Auf die Gefahr hin, überzuinterpretieren: Einige der musikalisch prägnantesten Augenblicke in „Werk ohne Autor“ ereignen sich in Situationen, in denen von Donnersmarcks historisch-nüchterner Blick verklärt. Richters klangästhetischer Stilmix gerät stärker in den Vordergrund, wenn etwa Tante Elisabeth großes Übel vorausahnt (oder schlicht die Nerven verliert), ein Windstoß im exakt richtigen Augenblick Kurts Inspiration lenkt (was Zufall oder Fügung ist) oder wenn ein Hupkonzert die bittere Welt stocken lässt und kurzzeitig zu einem poetischen Ort formt. In solchen Augenblicken, so dürften sicherlich manche Kurzschlussreaktion auf „Werk ohne Autor“ lauten, verrät von Donnersmarck seine lebensnahe Anekdotenkonstruktion über drei Jahrzehnte, die bleibende Schneisen in der deutschen Seele hinterlassen haben, und driftet ins Metaphorische ab.
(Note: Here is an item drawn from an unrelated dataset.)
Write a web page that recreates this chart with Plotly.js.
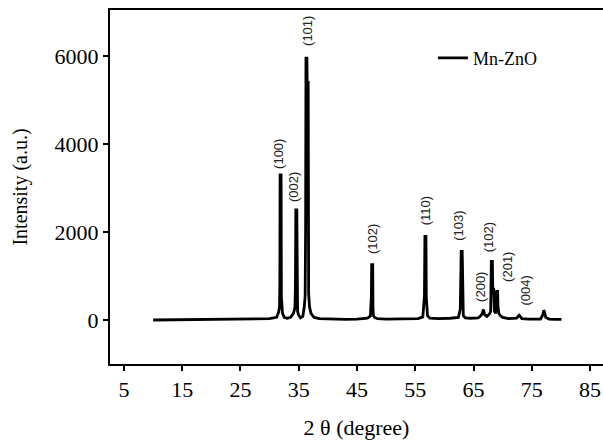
<!DOCTYPE html>
<html>
<head>
<meta charset="utf-8">
<script src="https://cdn.plot.ly/plotly-3.0.1.min.js"></script>
<style>
html,body{margin:0;padding:0;background:#fff;}
#chart{width:603px;height:440px;}
</style>
</head>
<body>
<div id="chart"></div>
<script>
// 2θ (degree) values of the Mn-ZnO XRD pattern
var twoTheta = [10, 15, 20, 25, 28, 30, 31.2, 31.55, 31.7, 31.76, 31.8, 31.97, 32.02, 32.07, 32.2, 32.5,
  33.0, 33.6, 34.1, 34.35, 34.43, 34.5, 34.67, 34.72, 34.8, 34.95, 35.3, 35.7, 35.95, 36.1, 36.18,
  36.24, 36.4, 36.45, 36.62, 36.7, 36.85, 37.1, 37.6, 38.5, 40, 43, 45, 46.8, 47.3, 47.46, 47.52,
  47.7, 47.74, 47.82, 48.0, 48.5, 50, 53, 55.5, 56.3, 56.58, 56.66, 56.84, 56.89, 56.97, 57.1, 57.5,
  59, 61, 62.4, 62.73, 62.83, 62.89, 63.06, 63.12, 63.25, 63.6, 64.5, 65.8, 66.2, 66.5, 66.7, 66.9,
  67.3, 67.8, 67.95, 68.06, 68.24, 68.3, 68.45, 68.6, 68.8, 68.96, 69.14, 69.2, 69.35, 69.6, 70.0, 71,
  72.4, 72.85, 73.3, 74.5, 76.5, 76.9, 77.05, 77.15, 77.4, 78, 79, 80.1];
// Intensity (a.u.)
var intensity = [0, 5, 10, 15, 20, 30, 60, 180, 300, 850, 3300, 3300, 480, 450, 160, 60,
  40, 60, 150, 280, 760, 2500, 2500, 480, 200, 120, 50, 80, 300, 550, 2130,
  5950, 5950, 5400, 5400, 600, 300, 150, 60, 30, 20, 15, 20, 40, 90, 510, 1260,
  1260, 300, 100, 60, 30, 20, 20, 30, 70, 540, 1900, 1900, 540, 240, 100, 40,
  30, 40, 60, 240, 1110, 1560, 1560, 240, 100, 50, 40, 50, 90, 150, 240, 120,
  80, 150, 200, 1330, 1330, 700, 700, 200, 150, 650, 650, 300, 150, 100, 60, 30,
  40, 110, 30, 20, 20, 120, 216, 200, 60, 20, 15, 15];

// Peak (hkl) labels
var peakLabels = ["(100)", "(002)", "(101)", "(102)", "(110)", "(103)", "(200)", "(102)", "(201)", "(004)"];
var peakLabelX = [31.6, 34.1, 36.5, 47.66, 56.8, 62.4, 66.1, 67.55, 70.7, 73.9];
var peakLabelY = [3773, 3011, 6580, 1852, 2488, 2148, 750, 1886, 1200, 677];

var xTicks = [5, 15, 25, 35, 45, 55, 65, 75, 85];
var yTicks = [0, 2000, 4000, 6000];

var serif = "'Liberation Serif', 'Times New Roman', Times, serif";

var annotations = peakLabels.map(function (t, i) {
  return {
    x: peakLabelX[i], y: peakLabelY[i], xref: "x", yref: "y",
    text: t, showarrow: false, textangle: -90,
    font: {family: "'Liberation Sans', Arial, sans-serif", size: 13, color: "#222"}
  };
});

var trace = {
  x: twoTheta, y: intensity, type: "scatter", mode: "lines", name: "Mn-ZnO",
  line: {color: "#000", width: 2.8}
};

var layout = {
  width: 603, height: 440,
  margin: {l: 110, r: 0, t: 10, b: 76},
  paper_bgcolor: "#fff", plot_bgcolor: "#fff",
  font: {family: serif, color: "#000"},
  showlegend: true,
  legend: {x: 0.655, y: 0.864, xanchor: "left", yanchor: "middle",
    font: {family: serif, size: 18, color: "#000"}, bgcolor: "rgba(0,0,0,0)"},
  xaxis: {
    range: [2.6, 87.23], tickvals: xTicks, ticktext: xTicks.map(String),
    showline: true, mirror: true, linecolor: "#000", linewidth: 2,
    ticks: "outside", ticklen: 5, tickwidth: 2, tickcolor: "#000",
    showgrid: false, zeroline: false,
    tickfont: {family: serif, size: 22, color: "#000"},
    title: {text: "2 θ (degree)", standoff: 18, font: {family: serif, size: 22, color: "#000"}}
  },
  yaxis: {
    range: [-1000, 7045], tickvals: yTicks, ticktext: yTicks.map(String),
    showline: true, linecolor: "#000", linewidth: 2,
    ticks: "outside", ticklen: 5, tickwidth: 2, tickcolor: "#000",
    showgrid: false, zeroline: false,
    tickfont: {family: serif, size: 22, color: "#000"},
    title: {text: "Intensity (a.u.)", standoff: 22, font: {family: serif, size: 20, color: "#000"}}
  },
  annotations: annotations
};

Plotly.newPlot("chart", [trace], layout, {staticPlot: true, displayModeBar: false});
</script>
</body>
</html>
Ellie (Paula Beer) schenkt Kurt Barnert einen West-Bleistift.

Oder hat es Methode, ist es von Donnersmarcks Recht auf künstlerische Freiheit, solche Funken des Magischen Realismus in „Werk ohne Autor“ einzufangen? Zumal dieser nicht nur in Filmform und gedruckter Prosa existiert, sondern auch der Name einer Stilrichtung in der Malerei ist, die im alten Europa vor dem Aufstieg der Nationalsozialisten anfing, aufzublühen, und alsbald gleichgeschaltet wurde, woraufhin einige Vertreter dieser Form flohen und sie in anderen Teilen der Welt groß machten? Nun. Streichen wir den vorhin geäußerten Gedanken, wir könnten „überinterpretieren“. Denn aus dem Blickwinkel, von dem aus „Werk ohne Autor“ auf die Schnittstelle zwischen Kunst und Weltlichkeit, Vorahnung und Bewusstsein schaut, ist „überinterpretieren“ sicher bloß ein weiterer verdammenswerter Begriff, der die schlechteren Tendenzen des deutschen Gemüts fortwähren lässt.
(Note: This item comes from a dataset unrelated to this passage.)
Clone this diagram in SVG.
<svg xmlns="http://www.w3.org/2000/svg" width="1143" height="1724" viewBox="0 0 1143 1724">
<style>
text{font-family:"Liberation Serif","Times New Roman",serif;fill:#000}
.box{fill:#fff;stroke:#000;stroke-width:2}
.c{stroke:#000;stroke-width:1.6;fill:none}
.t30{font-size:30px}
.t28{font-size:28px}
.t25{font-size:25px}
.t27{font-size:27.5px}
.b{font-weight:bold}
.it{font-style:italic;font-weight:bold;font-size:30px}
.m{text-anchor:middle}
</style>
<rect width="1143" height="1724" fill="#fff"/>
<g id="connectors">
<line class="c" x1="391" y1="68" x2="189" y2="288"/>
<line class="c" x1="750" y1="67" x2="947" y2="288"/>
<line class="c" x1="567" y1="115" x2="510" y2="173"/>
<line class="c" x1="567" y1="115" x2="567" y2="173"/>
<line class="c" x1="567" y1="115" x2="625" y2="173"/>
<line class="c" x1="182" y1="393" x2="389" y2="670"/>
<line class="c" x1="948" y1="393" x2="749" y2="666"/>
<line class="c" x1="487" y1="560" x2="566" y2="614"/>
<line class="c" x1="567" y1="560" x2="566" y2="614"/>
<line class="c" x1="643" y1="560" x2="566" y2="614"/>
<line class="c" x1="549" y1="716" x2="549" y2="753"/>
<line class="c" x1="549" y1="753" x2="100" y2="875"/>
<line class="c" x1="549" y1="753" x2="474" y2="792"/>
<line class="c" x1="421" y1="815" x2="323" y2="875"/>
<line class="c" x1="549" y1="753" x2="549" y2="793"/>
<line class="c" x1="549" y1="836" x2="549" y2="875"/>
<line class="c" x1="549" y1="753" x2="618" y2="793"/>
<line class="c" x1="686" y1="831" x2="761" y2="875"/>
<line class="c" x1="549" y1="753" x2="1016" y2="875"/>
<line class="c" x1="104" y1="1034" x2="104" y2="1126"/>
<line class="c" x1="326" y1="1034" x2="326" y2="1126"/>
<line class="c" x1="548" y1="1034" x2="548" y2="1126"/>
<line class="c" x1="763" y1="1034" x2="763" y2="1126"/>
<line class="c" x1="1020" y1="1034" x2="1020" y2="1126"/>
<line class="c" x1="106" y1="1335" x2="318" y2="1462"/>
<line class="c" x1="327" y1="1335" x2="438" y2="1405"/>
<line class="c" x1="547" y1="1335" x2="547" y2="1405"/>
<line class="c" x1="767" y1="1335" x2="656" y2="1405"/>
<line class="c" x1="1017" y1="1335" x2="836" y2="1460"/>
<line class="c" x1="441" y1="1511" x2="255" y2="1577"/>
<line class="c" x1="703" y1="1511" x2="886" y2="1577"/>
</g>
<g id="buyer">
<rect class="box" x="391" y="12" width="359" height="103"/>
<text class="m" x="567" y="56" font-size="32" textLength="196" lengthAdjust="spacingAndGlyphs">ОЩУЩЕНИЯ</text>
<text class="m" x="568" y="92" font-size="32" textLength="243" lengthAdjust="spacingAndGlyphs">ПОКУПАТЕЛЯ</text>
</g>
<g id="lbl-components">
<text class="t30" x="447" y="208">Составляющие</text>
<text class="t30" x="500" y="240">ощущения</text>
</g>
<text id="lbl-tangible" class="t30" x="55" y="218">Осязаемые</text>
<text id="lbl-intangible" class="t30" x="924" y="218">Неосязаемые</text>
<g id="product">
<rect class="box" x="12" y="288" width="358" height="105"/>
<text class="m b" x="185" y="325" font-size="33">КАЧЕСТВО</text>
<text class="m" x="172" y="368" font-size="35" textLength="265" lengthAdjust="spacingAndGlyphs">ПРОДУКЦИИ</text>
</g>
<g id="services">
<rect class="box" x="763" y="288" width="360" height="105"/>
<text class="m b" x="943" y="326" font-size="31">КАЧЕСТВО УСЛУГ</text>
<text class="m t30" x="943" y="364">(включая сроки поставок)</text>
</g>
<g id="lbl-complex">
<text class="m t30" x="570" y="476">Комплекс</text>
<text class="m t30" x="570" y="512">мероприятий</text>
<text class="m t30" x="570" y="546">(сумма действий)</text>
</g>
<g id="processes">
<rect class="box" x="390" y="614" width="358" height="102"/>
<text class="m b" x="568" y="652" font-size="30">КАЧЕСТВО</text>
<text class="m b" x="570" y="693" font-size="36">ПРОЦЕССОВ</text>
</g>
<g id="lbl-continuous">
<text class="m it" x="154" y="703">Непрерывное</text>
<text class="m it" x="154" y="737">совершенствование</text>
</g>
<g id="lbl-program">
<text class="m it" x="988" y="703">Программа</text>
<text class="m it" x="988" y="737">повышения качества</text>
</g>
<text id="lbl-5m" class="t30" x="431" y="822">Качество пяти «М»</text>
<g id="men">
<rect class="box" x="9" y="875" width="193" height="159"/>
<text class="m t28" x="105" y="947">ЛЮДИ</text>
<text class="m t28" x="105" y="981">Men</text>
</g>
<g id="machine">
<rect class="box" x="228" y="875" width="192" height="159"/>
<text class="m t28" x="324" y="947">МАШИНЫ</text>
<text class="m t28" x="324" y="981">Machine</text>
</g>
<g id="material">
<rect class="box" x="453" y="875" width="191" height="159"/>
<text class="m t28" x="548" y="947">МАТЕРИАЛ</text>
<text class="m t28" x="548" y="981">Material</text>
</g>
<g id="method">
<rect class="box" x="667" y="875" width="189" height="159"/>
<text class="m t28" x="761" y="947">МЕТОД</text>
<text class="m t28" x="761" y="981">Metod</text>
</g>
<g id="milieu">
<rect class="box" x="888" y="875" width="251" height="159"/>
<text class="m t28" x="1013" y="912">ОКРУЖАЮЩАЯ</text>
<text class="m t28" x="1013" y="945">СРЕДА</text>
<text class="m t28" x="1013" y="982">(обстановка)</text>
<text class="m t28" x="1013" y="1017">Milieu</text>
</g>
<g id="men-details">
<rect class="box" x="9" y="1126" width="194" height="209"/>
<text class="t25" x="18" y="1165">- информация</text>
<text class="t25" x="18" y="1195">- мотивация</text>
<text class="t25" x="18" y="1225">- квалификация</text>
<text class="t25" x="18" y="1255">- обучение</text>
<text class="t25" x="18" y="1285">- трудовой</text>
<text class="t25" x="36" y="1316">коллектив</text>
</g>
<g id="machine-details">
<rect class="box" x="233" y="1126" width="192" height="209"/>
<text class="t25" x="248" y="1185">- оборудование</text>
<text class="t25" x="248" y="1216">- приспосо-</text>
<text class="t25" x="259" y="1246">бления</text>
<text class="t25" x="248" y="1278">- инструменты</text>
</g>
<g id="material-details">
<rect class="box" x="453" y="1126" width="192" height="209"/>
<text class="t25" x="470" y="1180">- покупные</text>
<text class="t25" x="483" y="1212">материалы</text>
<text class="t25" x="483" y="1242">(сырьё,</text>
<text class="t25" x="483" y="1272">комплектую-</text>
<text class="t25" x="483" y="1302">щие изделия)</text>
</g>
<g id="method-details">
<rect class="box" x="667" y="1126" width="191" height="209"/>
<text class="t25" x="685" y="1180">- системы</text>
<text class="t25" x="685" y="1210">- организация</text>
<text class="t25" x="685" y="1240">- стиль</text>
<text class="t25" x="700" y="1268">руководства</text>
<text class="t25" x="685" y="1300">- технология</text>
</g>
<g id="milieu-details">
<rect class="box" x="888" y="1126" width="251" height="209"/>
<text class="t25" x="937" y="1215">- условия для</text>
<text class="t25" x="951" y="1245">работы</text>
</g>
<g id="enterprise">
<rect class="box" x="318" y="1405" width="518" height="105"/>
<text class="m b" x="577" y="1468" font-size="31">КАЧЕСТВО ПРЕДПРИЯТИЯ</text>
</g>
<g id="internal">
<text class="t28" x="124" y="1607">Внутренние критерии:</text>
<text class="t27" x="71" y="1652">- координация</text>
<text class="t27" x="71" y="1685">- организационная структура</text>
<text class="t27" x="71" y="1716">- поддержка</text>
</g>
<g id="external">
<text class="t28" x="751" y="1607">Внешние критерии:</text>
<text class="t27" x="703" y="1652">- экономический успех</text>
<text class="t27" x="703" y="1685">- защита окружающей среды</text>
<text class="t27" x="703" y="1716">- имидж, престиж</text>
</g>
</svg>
Fazit: Florian Henckel von Donnersmarcks Mammutfilm „Werk ohne Autor“ ist ein ruhig erzähltes Drama großer Gefühle, das vor dem Hintergrund aufwühlender Geschichtsereignisse über das Werden eines Künstlers erzählt. Thematisch dicht und mit Gänsehaut-Musik untermalt, ist dieses mehr als drei Stunden lange Epos trotz kleinerer Momente, in denen die sonst stilsichere Hand von Donnersmarcks verkrampft, bewegend, geistreich und spannend zugleich.

„Werk ohne Autor“ ist ab dem 03. Oktober bundesweit in den deutschen Kinos zu sehen!

Ein Kommentar

  • Puh …. ganz schön lang diese Filmkritik. Passt aber m.E. zum Film: ‚Werk ohne‘ hat überhaupt keinen Fokus und ist mit seinen 3 Stunden vieeeeeeel zu lang. Ich will auch gar nicht auf die vielen Details (u.a. die Filmusik) eingehen, die mich gestört haben, und komme gleich zu…

    Mein Fazit: Ich habe lange keinen Film mehr mit so unfassbar schwachen Frauenfiguren gesehen; wem Paula Beer als Deko in vielen Nacktszenen reicht, wird das vielleicht nicht stören. Und Saskia Rosendahl nackt am Klavier, nackt in der Gaskammer … dafür fehlen mir echt die Worte. Für mich einer der schwächsten Filme, die ich dieses Jahr gesehen habe.